Current Crow Canyon Board of Trustees chair Bruce Milne remembers Fraley as someone who never shied away from hard work.

"Dave was a true selfless servant willing to roll up his sleeves and do whatever needed to be done. He understood the importance of the work and our fiduciary responsibilities as trustees, and he worked tirelessly to make sure we were doing everything possible to support our staff,” says Milne. “He always approached every opportunity from the perspective of how we can help provide our staff with the resources they needed to get the job done.”

“He was one of those people who inspired me to want to be at my best in performing my duties. It was a real honor to know him and serve alongside him. His presence will be missed but I know his spirit will live on at Crow Canyon and will be felt by all those who have had the privilege to know him and work with him,” says Milne.

Fellow Crow Canyon Trustee and Washington State University Professor Emeritus of Archaeology Bill Lipe echoes the sentiment of others at the center.

“David was deeply respected for his ongoing work as a board member and for his commitment to the organization’s mission and to ensuring the welfare of its employees,” says Lipe. “As a board member, he relied on his experience in archaeology and in business, as well as his innate common sense, to help guide Crow Canyon's growth and success. We had looked forward to his quiet but effective application of these qualities as the board chairman.”

Crow Canyon president and CEO Liz Perry, Ph.D., says that Fraley was deeply admired and respected by her and all of Crow Canyon’s employees.

"David was a true friend and professional partner,” says Perry. “He and I have been working together very closely since I was selected as Crow Canyon’s new president nearly a year ago.
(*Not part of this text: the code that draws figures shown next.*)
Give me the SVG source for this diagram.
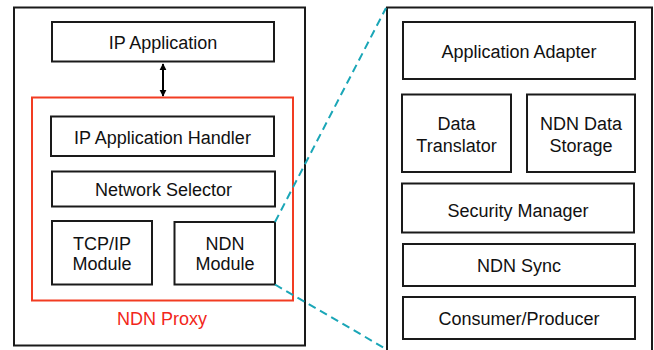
<svg xmlns="http://www.w3.org/2000/svg" width="654" height="350" viewBox="0 0 654 350">
  <defs>
    <style>
      .box { fill: #fff; stroke: #1a1a1a; stroke-width: 2; }
      .frame { fill: none; stroke: #1a1a1a; stroke-width: 2; }
      .proxy { fill: none; stroke: #f23c22; stroke-width: 2; }
      .lbl { font-family: "Liberation Sans", Arial, sans-serif; font-size: 18px; fill: #111; text-anchor: middle; }
      .red { fill: #f2261a; }
      .zoom { stroke: #1aa6b7; stroke-width: 2; stroke-dasharray: 8 5; fill: none; }
      .link { stroke: #000; stroke-width: 2; fill: none; }
    </style>
    <marker id="head" viewBox="0 0 10 10" refX="9" refY="5" markerWidth="3.5" markerHeight="4.5" orient="auto-start-reverse" markerUnits="strokeWidth">
      <path d="M0,0 L10,5 L0,10 z" fill="#000"/>
    </marker>
  </defs>
  <rect width="654" height="350" fill="#fff"/>

  <!-- left: host with the proxy -->
  <g id="host">
    <rect class="frame" x="14" y="7.5" width="291" height="338"/>
  </g>
  <g id="ndn-proxy">
    <rect class="proxy" x="32" y="97.5" width="261" height="203"/>
    <text class="lbl red" x="162" y="325">NDN Proxy</text>
  </g>
  <g id="ip-application">
    <rect class="box" x="52" y="22" width="222" height="39.5"/>
    <text class="lbl" x="163" y="49">IP Application</text>
  </g>
  <g id="ip-application-handler">
    <rect class="box" x="51" y="116.5" width="223" height="39.5"/>
    <text class="lbl" x="162.5" y="144">IP Application Handler</text>
  </g>
  <g id="network-selector">
    <rect class="box" x="52" y="171.5" width="223" height="35"/>
    <text class="lbl" x="163.5" y="196">Network Selector</text>
  </g>
  <g id="tcpip-module">
    <rect class="box" x="52" y="221" width="100" height="63.5"/>
    <text class="lbl" x="102" y="250">TCP/IP</text>
    <text class="lbl" x="102" y="270">Module</text>
  </g>
  <g id="ndn-module">
    <rect class="box" x="174.5" y="222" width="100.5" height="62.5"/>
    <text class="lbl" x="225" y="250">NDN</text>
    <text class="lbl" x="225" y="270">Module</text>
  </g>

  <!-- right: inside the NDN module -->
  <g id="ndn-module-detail">
    <rect class="frame" x="387" y="7.5" width="265" height="360"/>
  </g>
  <g id="application-adapter">
    <rect class="box" x="403" y="22" width="232" height="57"/>
    <text class="lbl" x="519" y="58">Application Adapter</text>
  </g>
  <g id="data-translator">
    <rect class="box" x="402" y="94.5" width="109" height="77.5"/>
    <text class="lbl" x="456.5" y="130">Data</text>
    <text class="lbl" x="456.5" y="151.5">Translator</text>
  </g>
  <g id="ndn-data-storage">
    <rect class="box" x="527" y="94.5" width="108" height="77.5"/>
    <text class="lbl" x="581" y="130">NDN Data</text>
    <text class="lbl" x="581" y="151.5">Storage</text>
  </g>
  <g id="security-manager">
    <rect class="box" x="402" y="183.5" width="232" height="49"/>
    <text class="lbl" x="518" y="216.5">Security Manager</text>
  </g>
  <g id="ndn-sync">
    <rect class="box" x="403" y="244" width="232" height="42"/>
    <text class="lbl" x="519" y="272">NDN Sync</text>
  </g>
  <g id="consumer-producer">
    <rect class="box" x="403" y="297" width="232" height="42"/>
    <text class="lbl" x="519" y="325">Consumer/Producer</text>
  </g>

  <!-- connectors -->
  <g id="connectors">
    <line class="link" x1="163" y1="64" x2="163" y2="96" marker-start="url(#head)" marker-end="url(#head)"/>
    <line class="zoom" x1="275" y1="222" x2="386" y2="8"/>
    <line class="zoom" x1="275" y1="284.5" x2="386" y2="349"/>
  </g>
</svg>
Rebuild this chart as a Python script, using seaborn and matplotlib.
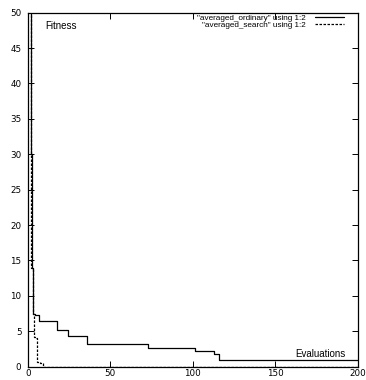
import numpy as np
import pandas as pd
import seaborn as sns
import matplotlib.pyplot as plt

# averaged fitness vs evaluations
ordinary_x = [1, 2, 2.6, 3, 4.2, 6.9, 17.9, 24.2, 36.2, 73, 101, 112.6, 116, 200]
ordinary_y = [60, 30, 14, 7.5, 7.3, 6.5, 5.2, 4.4, 3.2, 2.7, 2.2, 1.8, 1.0, 1.0]
search_x = [1, 2, 3, 4.1, 5.3, 5.9, 7.7, 9.3, 200]
search_y = [60, 14, 7.5, 4.2, 4.0, 0.7, 0.5, 0.0, 0.0]

x_ticks = [0, 50, 100, 150, 200]
y_ticks = list(range(0, 55, 5))

sns.set_style("ticks")
plt.rcParams['font.family'] = ['Liberation Sans', 'DejaVu Sans']
plt.rcParams['text.color'] = 'black'
plt.rcParams['xtick.color'] = 'black'
plt.rcParams['ytick.color'] = 'black'
plt.rcParams['axes.edgecolor'] = 'black'

fig = plt.figure(figsize=(3.66, 3.80), dpi=100)
ax = fig.add_axes([0.0757, 0.035, 0.9025, 0.9316])

df_ord = pd.DataFrame({"x": ordinary_x, "y": ordinary_y})
df_sea = pd.DataFrame({"x": search_x, "y": search_y})

sns.lineplot(data=df_ord, x="x", y="y", ax=ax, color="black", lw=0.9,
             drawstyle="steps-post", label='"averaged_ordinary" using 1:2')
sns.lineplot(data=df_sea, x="x", y="y", ax=ax, color="black", lw=0.9,
             drawstyle="steps-post", linestyle=(0, (2, 1.2)),
             label='"averaged_search" using 1:2')

ax.set_xlim(0, 200)
ax.set_ylim(0, 50)
ax.set_xticks(x_ticks)
ax.set_yticks(y_ticks)
ax.set_xlabel("")
ax.set_ylabel("")
ax.tick_params(direction="in", top=True, right=True, length=4, width=0.7,
               colors="black")
ax.tick_params(axis="x", pad=1.5)
ax.tick_params(axis="y", pad=4.5)
for lab in ax.get_xticklabels() + ax.get_yticklabels():
    lab.set_fontfamily("DejaVu Sans")
    lab.set_fontsize(6.3)
for s in ax.spines.values():
    s.set_linewidth(0.9)
    s.set_color("black")

ax.text(10.5, 48.1, "Fitness", fontsize=7, va="center")
ax.text(192.3, 1.8, "Evaluations", fontsize=7, ha="right", va="center")

leg = ax.legend(loc="upper right", bbox_to_anchor=(0.9576, 0.996),
                frameon=False, markerfirst=False, fontsize=5.9,
                handlelength=3.6, handletextpad=1.1, labelspacing=-0.12,
                borderaxespad=0, borderpad=0)

fig.savefig("out.png", dpi=100)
His enthusiasm and ideas for the future of our organization were contagious – he made us feel hopeful and proud to have him as our leader on the board of trustees.”

Perry says that Fraley was a strong advocate for Crow Canyon to focus on building solid relationships among Native American partners and within the Cortez community.

“David strongly believed in Crow Canyon’s motto that ‘everybody's history matters’ and encouraged us not to be afraid to stretch our minds beyond the familiar. He believed there was value in many ways of being. David's history—the many stories that make up his life and touched ours—matters to us. His guidance will continue to make us stronger, as individuals and as an organization with a mission to fulfill in the world,” says Perry.